Late-Capitalism

Late capitalism, late-stage capitalism, or end-stage capitalism is a term first used in print by German economist Werner Sombart around the turn of the 20th century.[1] https://en.wikipedia.org/wiki/Late_capitalism

  • The use of the term "late capitalism" to describe the nature of the modern epoch existed already for four decades in continental Europe, before it began to be used by academics and journalists in the English-speaking world — via English translations of German-language Critical Theory texts, and especially via Ernest Mandel's 1972 book Late Capitalism, published in English in 1975.[13] Mandel's new theory of late capitalism was unrelated to Sombart's theory, and Sombart is not mentioned at all in Mandel's book... For many Western Marxist scholars since that time, the historical epoch of late capitalism starts with the outbreak (or the end[14]) of World War II (1939–1945), and includes the post–World War II economic expansion, the world recession of the 1970s and early 1980s, the era of neoliberalism and globalization, the 2008 financial crisis and the aftermath in a multipolar world society. Particularly in the 1970s and 1980s, many economic and political analyses of late capitalism were published. From the 1990s onward, the academic analyses focused more on the culture, sociology and psychology of late capitalism
  • In contemporary academic or journalistic usage, "late stage capitalism" often refers to a new mix of:
    • Strong growth of the digital, electronics and military industries as well as their influence in society. (digital society)

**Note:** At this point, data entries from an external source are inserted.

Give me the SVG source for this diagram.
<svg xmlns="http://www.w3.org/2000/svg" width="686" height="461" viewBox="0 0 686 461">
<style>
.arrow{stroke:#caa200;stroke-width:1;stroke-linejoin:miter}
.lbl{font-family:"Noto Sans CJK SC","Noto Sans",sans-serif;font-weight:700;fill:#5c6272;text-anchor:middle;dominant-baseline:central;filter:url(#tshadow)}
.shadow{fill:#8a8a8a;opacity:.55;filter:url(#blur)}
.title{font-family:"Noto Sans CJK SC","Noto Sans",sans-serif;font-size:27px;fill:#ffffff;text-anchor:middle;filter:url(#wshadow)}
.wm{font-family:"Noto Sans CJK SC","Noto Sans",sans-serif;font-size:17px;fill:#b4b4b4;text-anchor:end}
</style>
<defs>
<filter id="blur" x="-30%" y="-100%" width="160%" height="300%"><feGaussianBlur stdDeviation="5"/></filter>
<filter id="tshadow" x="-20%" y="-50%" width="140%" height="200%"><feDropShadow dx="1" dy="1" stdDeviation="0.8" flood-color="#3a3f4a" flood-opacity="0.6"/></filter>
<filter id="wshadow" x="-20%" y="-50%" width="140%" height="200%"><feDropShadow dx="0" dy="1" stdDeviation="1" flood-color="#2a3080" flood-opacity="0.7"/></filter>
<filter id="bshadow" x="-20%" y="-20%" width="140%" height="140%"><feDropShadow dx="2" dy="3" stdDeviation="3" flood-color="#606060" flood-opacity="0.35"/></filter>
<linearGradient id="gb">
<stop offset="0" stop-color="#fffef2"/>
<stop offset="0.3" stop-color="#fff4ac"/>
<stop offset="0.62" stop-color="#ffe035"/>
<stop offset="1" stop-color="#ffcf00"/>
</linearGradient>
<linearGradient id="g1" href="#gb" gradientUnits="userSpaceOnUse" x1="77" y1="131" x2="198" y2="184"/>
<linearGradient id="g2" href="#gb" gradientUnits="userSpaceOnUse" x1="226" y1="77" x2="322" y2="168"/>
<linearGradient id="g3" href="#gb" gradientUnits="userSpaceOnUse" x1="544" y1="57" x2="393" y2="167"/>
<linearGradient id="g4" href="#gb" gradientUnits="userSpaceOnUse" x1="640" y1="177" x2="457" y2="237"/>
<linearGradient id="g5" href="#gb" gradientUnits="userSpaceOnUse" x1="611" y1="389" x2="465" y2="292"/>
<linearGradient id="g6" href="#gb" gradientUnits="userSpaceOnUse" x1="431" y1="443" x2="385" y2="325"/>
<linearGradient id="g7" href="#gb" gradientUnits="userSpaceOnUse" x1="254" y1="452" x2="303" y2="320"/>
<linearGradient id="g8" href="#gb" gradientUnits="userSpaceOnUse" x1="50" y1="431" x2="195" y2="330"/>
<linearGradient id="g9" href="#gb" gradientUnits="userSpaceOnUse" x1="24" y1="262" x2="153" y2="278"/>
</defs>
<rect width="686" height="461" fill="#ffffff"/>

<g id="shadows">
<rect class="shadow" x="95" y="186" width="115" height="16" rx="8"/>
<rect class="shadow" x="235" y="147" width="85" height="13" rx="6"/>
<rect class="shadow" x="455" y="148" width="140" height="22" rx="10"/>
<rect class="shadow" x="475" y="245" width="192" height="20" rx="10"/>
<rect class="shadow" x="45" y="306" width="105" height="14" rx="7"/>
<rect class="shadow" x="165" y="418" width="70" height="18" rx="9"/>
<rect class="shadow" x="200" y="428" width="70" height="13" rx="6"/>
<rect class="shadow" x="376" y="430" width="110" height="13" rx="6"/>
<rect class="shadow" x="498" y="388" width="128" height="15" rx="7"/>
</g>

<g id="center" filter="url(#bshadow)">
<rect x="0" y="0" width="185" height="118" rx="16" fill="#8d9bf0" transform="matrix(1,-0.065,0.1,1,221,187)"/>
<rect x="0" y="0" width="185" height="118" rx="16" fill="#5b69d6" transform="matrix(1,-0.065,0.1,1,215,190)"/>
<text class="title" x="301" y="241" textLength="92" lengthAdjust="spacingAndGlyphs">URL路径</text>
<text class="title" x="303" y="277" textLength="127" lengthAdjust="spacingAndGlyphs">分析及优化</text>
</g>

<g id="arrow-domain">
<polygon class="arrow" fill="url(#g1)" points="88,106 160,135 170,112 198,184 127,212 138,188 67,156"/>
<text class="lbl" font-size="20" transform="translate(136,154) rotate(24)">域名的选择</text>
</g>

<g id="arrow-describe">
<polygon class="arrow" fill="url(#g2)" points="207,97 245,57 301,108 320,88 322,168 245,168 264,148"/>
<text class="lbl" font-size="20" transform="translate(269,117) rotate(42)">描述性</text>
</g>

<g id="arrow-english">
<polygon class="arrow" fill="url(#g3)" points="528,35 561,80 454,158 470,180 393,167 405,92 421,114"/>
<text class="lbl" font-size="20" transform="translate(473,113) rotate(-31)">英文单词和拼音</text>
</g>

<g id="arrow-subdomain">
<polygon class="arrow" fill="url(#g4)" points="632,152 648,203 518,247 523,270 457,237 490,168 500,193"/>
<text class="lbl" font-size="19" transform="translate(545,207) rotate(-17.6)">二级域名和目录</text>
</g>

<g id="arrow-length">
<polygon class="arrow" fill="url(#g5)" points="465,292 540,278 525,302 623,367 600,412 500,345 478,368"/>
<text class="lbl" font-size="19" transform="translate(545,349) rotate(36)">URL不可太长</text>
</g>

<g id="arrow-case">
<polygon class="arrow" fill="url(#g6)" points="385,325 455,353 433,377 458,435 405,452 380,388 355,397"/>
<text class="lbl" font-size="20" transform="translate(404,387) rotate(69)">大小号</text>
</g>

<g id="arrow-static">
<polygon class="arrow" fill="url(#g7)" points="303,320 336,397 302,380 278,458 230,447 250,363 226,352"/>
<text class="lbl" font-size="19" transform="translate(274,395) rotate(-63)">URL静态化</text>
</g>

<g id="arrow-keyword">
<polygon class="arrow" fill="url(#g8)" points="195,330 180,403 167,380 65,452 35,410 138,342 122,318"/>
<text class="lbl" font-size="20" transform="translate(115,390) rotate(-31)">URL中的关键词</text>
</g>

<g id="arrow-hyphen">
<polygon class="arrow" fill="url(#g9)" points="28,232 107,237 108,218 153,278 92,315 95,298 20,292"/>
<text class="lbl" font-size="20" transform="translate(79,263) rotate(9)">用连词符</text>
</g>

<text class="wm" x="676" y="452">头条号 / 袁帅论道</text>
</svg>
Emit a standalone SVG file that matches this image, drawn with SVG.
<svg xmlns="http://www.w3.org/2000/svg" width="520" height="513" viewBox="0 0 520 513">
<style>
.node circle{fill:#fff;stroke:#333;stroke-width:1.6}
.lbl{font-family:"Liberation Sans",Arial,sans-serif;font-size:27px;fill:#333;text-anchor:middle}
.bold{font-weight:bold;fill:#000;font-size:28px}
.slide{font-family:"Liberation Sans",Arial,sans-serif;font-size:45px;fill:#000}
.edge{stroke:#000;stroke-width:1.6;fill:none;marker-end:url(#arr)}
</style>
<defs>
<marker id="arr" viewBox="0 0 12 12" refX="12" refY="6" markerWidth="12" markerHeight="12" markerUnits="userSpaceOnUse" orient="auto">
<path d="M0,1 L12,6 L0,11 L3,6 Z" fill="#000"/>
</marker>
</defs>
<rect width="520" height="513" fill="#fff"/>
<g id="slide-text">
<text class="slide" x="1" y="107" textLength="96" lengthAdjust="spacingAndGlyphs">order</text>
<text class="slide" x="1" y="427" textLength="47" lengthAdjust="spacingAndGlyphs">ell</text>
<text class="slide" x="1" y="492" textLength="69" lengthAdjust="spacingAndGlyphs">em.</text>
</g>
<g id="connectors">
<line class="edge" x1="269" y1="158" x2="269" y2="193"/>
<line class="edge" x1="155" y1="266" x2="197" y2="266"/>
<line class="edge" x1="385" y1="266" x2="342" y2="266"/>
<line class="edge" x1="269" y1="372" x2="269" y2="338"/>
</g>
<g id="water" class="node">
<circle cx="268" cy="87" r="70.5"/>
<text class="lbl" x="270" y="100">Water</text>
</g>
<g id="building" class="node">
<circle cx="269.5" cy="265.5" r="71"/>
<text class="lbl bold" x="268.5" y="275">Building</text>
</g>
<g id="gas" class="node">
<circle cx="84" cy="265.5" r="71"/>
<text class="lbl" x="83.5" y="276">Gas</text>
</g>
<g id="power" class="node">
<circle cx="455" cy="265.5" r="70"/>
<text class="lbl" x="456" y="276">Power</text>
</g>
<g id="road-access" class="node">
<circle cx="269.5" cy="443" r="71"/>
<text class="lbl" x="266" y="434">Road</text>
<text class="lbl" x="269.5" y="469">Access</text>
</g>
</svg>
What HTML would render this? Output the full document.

    • Economic concentration of corporations and banks, which control gigantic assets and market shares internationally. (big world)
    • Transition from Fordist mass production in huge assembly-line factories to Post-Fordist automated production and networks of smaller, more flexible manufacturing units supplying specialized markets. (does that contradict prior bullet?)
    • Increasing economic inequality of income, wealth and consumption.
    • Consumerism on credit and the increasing indebtedness of the population.